The second reason is that Broadway actors and stagehands take this train home as well.
The last reason is that several passengers on this train are intoxicated. This always causes a lot of drama (sometimes trauma).
I have become somewhat of a Broadway pollster on this train. When I see a passenger reading a Playbill or discussing a show, I’ll ask: "What did you see? and "How did you like it?"
In all of my years polling people, I don’t think anyone has ever said, “ I hated it!” The degrees of like vary though, from the tepid, “We liked Mama Mia,” to the gushing, “We LOVED Wicked.” I attribute this to the fact that these people just dropped $100 a ticket on the show and probably went out to an expensive dinner beforehand. Add in the cost of the train ticket and they have just spent a bundle. I’d force myself to like the show too.
Two weeks ago, I had a group of five women returning home after seeing “The Pajama Game.” This is a new show that stars Harry Connick Jr. It also stars Mike, one of my regular commuters. That evening, Mike was sitting directly behind these woman as they flipped through their Playbills and critiqued each actor’s performance. I whispered to Mike that they were talking about his show. He gave me a knowing nod and put a finger to his lips as if to say, “Don’t say a word.”

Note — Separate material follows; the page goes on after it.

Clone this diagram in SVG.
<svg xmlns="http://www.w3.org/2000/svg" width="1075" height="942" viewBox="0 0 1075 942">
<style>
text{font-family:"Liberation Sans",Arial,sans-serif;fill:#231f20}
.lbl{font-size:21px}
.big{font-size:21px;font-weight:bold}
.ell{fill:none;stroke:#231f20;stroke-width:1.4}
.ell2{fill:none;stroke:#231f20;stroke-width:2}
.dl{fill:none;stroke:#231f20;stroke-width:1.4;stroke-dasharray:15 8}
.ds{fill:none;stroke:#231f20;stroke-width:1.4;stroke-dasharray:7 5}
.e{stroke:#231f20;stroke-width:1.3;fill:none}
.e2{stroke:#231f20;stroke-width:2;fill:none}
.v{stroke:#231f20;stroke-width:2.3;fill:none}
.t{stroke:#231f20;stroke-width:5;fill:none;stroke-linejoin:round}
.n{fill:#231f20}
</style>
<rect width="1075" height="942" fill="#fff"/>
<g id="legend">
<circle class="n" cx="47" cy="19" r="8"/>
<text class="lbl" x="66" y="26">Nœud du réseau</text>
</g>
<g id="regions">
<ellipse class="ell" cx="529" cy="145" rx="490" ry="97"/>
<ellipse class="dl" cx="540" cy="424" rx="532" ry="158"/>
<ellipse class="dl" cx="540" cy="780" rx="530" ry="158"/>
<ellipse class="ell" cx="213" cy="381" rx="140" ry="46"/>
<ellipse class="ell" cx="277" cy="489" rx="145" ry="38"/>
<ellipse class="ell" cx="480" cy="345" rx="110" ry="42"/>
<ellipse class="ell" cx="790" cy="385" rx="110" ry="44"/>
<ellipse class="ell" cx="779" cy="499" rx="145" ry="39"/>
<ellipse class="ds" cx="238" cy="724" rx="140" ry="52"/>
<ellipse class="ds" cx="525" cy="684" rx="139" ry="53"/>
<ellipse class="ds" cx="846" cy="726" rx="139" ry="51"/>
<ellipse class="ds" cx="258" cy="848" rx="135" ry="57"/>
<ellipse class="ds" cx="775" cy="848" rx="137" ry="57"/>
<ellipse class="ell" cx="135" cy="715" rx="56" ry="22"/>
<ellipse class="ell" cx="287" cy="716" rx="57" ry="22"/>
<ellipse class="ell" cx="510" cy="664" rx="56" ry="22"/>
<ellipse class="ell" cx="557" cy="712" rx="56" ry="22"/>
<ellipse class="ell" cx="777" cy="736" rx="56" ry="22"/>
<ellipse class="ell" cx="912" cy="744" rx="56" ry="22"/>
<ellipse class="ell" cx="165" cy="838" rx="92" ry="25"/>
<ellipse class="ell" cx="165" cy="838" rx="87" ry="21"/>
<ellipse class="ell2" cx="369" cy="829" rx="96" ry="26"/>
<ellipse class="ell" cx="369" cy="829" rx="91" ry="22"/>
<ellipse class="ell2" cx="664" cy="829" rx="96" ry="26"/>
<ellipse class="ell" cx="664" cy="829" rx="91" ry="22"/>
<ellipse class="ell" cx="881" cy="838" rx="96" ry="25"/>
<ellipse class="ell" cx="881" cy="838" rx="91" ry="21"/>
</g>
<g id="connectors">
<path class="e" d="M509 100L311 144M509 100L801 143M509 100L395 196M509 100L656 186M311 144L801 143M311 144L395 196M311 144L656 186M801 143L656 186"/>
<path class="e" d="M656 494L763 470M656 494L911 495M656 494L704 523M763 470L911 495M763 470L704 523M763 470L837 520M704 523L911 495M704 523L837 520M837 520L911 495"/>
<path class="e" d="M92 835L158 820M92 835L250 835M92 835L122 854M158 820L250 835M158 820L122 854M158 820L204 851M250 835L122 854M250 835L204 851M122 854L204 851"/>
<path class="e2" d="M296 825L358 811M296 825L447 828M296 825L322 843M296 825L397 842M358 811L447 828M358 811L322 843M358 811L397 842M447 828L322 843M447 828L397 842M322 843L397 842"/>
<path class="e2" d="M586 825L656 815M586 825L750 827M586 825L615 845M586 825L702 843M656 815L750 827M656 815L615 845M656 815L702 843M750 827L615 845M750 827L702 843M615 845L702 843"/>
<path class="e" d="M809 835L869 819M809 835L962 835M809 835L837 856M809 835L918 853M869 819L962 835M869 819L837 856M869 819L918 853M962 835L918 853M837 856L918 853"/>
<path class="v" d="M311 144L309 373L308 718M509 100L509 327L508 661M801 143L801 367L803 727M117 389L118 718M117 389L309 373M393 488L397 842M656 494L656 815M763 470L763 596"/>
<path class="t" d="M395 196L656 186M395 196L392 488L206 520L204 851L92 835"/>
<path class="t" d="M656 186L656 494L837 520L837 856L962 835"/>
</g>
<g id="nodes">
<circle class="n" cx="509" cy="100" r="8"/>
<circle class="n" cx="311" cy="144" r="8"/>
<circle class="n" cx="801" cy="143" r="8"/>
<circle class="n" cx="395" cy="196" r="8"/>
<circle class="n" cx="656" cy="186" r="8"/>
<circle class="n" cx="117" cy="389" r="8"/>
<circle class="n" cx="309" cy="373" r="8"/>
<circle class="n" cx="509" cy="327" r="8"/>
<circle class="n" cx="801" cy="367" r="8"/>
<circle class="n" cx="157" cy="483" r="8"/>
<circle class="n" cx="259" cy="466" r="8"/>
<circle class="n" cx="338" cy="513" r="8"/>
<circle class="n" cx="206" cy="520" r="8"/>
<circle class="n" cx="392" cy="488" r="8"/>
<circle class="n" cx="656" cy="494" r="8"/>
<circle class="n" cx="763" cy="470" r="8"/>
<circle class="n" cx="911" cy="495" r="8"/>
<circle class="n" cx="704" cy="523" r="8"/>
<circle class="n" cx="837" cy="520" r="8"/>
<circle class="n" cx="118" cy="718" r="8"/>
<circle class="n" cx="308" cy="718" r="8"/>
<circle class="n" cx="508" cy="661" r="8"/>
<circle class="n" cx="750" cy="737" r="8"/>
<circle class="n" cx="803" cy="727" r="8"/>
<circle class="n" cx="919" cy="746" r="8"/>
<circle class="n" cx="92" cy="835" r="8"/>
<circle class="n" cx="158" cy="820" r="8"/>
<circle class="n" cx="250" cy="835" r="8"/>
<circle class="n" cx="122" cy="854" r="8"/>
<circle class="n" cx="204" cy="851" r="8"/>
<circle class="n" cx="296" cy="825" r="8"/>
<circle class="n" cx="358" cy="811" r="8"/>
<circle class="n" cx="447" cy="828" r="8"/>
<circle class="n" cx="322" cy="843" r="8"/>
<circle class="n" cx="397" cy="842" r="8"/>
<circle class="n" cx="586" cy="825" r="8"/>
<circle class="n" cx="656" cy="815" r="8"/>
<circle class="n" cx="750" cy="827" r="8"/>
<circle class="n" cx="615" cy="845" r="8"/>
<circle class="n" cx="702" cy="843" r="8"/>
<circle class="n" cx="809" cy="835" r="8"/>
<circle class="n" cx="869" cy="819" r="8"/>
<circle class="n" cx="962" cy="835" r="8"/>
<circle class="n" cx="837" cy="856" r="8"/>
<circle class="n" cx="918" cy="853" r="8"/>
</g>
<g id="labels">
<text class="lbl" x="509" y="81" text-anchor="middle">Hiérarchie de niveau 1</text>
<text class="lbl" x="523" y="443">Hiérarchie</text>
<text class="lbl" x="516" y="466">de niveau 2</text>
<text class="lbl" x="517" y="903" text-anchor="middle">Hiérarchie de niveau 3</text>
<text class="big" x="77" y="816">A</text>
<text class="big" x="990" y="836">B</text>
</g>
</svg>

They must have given Mike rave reviews. Just before he got off the train he stopped by and introduced himself. He happily posed for photos and signed their Playbills. As he got off the train he thanked them for seeing the show and for all their kind words.
There is a pod of about 15 stagehands that ride my train every night. They always sit together in the head car of the train so that they can commiserate and conspire against me. I have known most of these guys for years and we have a lot of fun bantering back and forth with each other. Jack, Richie and Guy work on The Producers, Pete works on Jersey Boys. Jeff is the head carpenter on The Light in the Piazza. Justin and sometimes his brother Bill, work the computers for Avenue Q. Mike and Kenny work on The Lion King. Giancarlo was a stagehand in his native Italy and now works for Phantom of the Opera.

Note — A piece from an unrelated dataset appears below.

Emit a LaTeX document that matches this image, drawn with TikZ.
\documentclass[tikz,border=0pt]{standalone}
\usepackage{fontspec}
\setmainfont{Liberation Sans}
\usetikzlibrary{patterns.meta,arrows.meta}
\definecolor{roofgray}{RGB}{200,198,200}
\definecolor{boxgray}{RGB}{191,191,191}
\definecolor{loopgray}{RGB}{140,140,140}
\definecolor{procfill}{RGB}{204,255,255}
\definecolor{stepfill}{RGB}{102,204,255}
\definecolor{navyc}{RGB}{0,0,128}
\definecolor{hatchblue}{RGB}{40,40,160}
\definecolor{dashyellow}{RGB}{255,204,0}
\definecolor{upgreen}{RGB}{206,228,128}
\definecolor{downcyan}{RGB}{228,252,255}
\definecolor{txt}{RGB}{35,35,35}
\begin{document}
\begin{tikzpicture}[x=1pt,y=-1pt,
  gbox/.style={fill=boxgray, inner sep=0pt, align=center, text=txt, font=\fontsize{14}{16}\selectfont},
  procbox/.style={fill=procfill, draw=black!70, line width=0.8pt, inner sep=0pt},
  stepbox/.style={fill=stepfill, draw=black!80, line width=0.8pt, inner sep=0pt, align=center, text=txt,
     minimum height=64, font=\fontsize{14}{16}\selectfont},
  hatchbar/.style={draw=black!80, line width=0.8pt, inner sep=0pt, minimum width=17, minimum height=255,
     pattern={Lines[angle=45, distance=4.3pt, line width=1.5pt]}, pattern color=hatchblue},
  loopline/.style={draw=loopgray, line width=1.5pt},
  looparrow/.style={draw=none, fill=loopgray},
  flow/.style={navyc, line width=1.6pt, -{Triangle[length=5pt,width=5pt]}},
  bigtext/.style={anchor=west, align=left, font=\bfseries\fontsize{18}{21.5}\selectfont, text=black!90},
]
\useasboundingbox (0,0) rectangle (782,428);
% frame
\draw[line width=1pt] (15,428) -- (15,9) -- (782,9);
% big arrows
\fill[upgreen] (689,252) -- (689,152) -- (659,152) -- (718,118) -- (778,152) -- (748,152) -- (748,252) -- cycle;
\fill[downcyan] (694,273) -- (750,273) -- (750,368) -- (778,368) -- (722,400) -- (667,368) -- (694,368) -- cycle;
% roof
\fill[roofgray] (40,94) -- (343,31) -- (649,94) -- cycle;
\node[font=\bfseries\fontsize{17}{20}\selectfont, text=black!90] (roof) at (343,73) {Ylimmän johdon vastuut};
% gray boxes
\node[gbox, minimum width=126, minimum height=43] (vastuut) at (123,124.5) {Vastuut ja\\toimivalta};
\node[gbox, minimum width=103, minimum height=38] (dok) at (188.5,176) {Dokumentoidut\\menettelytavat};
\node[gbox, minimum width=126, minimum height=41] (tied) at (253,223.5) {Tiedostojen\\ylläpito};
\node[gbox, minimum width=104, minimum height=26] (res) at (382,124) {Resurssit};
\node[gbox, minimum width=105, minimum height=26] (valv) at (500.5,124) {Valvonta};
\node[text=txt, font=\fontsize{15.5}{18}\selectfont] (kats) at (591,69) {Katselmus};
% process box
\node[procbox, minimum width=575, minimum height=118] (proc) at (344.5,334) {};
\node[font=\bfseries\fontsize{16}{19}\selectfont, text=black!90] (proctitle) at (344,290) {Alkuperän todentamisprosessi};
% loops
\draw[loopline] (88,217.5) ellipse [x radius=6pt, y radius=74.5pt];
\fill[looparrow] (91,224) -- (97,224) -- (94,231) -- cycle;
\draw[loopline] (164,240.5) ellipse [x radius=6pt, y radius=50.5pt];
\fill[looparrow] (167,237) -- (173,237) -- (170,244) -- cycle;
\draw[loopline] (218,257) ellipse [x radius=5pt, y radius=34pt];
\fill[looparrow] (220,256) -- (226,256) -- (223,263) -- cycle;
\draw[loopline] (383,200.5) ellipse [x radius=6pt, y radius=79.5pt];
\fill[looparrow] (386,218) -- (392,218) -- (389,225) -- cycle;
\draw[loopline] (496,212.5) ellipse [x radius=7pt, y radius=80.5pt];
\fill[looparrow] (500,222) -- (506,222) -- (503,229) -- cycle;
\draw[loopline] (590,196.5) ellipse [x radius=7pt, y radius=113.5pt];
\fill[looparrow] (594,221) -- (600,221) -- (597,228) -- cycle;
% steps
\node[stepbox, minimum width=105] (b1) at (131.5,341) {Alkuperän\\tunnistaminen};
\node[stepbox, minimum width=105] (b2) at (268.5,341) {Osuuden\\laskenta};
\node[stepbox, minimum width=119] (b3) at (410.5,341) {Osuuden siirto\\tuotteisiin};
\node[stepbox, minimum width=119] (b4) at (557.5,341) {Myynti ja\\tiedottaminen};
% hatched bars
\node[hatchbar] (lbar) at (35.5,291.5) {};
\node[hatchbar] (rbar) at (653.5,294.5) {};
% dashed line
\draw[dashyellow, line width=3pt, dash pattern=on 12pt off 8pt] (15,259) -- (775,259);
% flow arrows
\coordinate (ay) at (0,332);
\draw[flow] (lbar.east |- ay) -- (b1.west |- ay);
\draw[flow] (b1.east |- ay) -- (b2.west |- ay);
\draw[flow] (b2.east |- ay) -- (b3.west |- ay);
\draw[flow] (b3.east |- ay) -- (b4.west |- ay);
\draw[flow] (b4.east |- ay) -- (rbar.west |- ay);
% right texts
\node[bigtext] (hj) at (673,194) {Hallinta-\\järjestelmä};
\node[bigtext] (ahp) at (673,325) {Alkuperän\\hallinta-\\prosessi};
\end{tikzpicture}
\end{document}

One of the benefits of knowing so many stagehands is that whenever I go to a show, they get me house seats. These seats are always in the orchestra section, center stage. When we went to see The Producers, Guy gave my wife and I a back stage tour. When we went to see Phantom of the Opera, the Phantom himself (my friend and former passenger David Gaschen) gave us the backstage tour.
Whenever the Knicks, Rangers or Yankees are in town, my normally civilized theatre train becomes decidedly uncivilized. Middle-aged frat boys wearing their beer muscles, sometimes want to pick a fights. Sometimes with me, sometimes with other passengers. Occasionally they get out of control and I have to call the police and have them removed. Other times they pass out and miss their station stop. Sometimes by several miles. (hee!hee!)
Drunken party girls who ride this train tend to get loud. When I ask them to quiet down they cop an attitude and give me dirty looks. These nights usually end with them crying to friends and then getting sick in the aisle. It’s then when I call this train by another name…”The Vomit Comet.”